Yes, many many plans on this. It’s actually in development: this is JuliaSimCompiler.


It ends up being a very difficult problem (I would say one of my main concerns since about 2019?) so it’s being developed as its own compiler that is applied to ModelingToolkit models. So the input format is exactly the same, but it’s a completely separate codegen that is then able to compile large models (PDEs, large component systems) more than an order of magnitude faster (in the near future, many examples will go from O(n^2) code to O(1) code size!) and generate faster code. It is free for academic and non-commercial use and there’s free trials for JuliaSim for commercial use.

This is a crucial aspect because the ModelingToolkit → Symbolics codegen is naive in that it directly performs a scalarization of the code and generates a code in terms of its component parts. The reason of course is that symbolic analysis is generally much simpler on the scalars.This means that even simple expressions blow up:

using Symbolics
@variables A[1:3,1:3] x[1:3]
build_function(collect(A*x .+ x), A, x)
:(function (ˍ₋out, A, x)
      #= C:\Users\accou\.julia\packages\SymbolicUtils\Oyu8Z\src\code.jl:373 =#
      #= C:\Users\accou\.julia\packages\SymbolicUtils\Oyu8Z\src\code.jl:374 =#
      #= C:\Users\accou\.julia\packages\SymbolicUtils\Oyu8Z\src\code.jl:375 =#
          #= C:\Users\accou\.julia\packages\Symbolics\BQlmn\src\build_function.jl:519 =#
          #= C:\Users\accou\.julia\packages\SymbolicUtils\Oyu8Z\src\code.jl:422 =# @inbounds begin
                  #= C:\Users\accou\.julia\packages\SymbolicUtils\Oyu8Z\src\code.jl:418 =#
                  ˍ₋out[1] = (+)((+)((+)((*)((getindex)(x, 1), (getindex)(A, 1, 1)), (*)((getindex)(x, 2), (getindex)(A, 1, 2))), (*)((getindex)(x, 3), (getindex)(A, 1, 3))), (getindex)(x, 1))
                  ˍ₋out[2] = (+)((+)((+)((*)((getindex)(x, 1), (getindex)(A, 2, 1)), (*)((getindex)(x, 2), (getindex)(A, 2, 2))), (*)((getindex)(x, 3), (getindex)(A, 2, 3))), (getindex)(x, 2))
                  ˍ₋out[3] = (+)((+)((+)((*)((getindex)(x, 1), (getindex)(A, 3, 1)), (*)((getindex)(x, 2), (getindex)(A, 3, 2))), (*)((getindex)(x, 3), (getindex)(A, 3, 3))), (getindex)(x, 3))
                  #= C:\Users\accou\.julia\packages\SymbolicUtils\Oyu8Z\src\code.jl:420 =#

and is the same behavior seen in other acausal modeling systems like Modelica compilers. Yes, Symbolics.jl does have ways of retaining structure, but the issue is that the structural simplification algorithms have a way of recovering structure post Pantelides and tearing all of that. You can even prove that in general, you need to prove properties about the incidence matrix in some “scalar” sense in order for this to be correct, and therefore you need some way of handling mixed representations and recover the structure.

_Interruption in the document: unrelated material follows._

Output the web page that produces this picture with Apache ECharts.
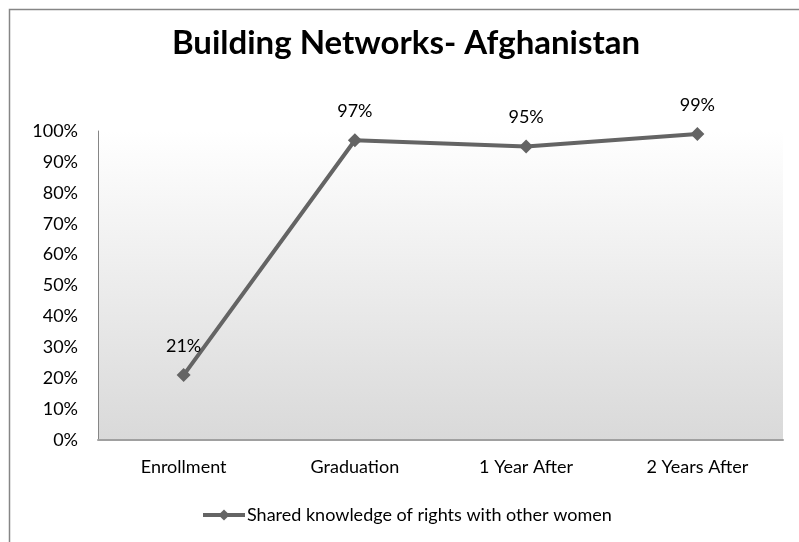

This is something we are spending a ton of time trying to solve, and JuliaSimCompiler is a new ground-up compiler framework for ModelingToolkit models that can retain loops and structures to generate the non-scalarized code. With that in mind, the array function functionality of Symbolics can then be retained all of the way through, treating NN(u) as just some array function, and generating optimized for for this without having to scalarize all of its operations.

Without this its not actually practical, “medium” sized neural networks have 100x100 matrices of weights which then multiplied by vectors grows expressions by O(100^2) and so you just have huge equations that LLVM doesn’t know what to do with. So solving this problem with JuliaSimCompiler both enables PDEs in acausal modeling and (with very similar/related structure pieces) UDEs.

So… stay tuned as there should be some major announcements before the end of the year on doing exactly this kind of integration. ModelingToolkit and UDEs have been two major disconnected parts of the SciML universe for awhile now, and I will be very happy to see the connection finally completed.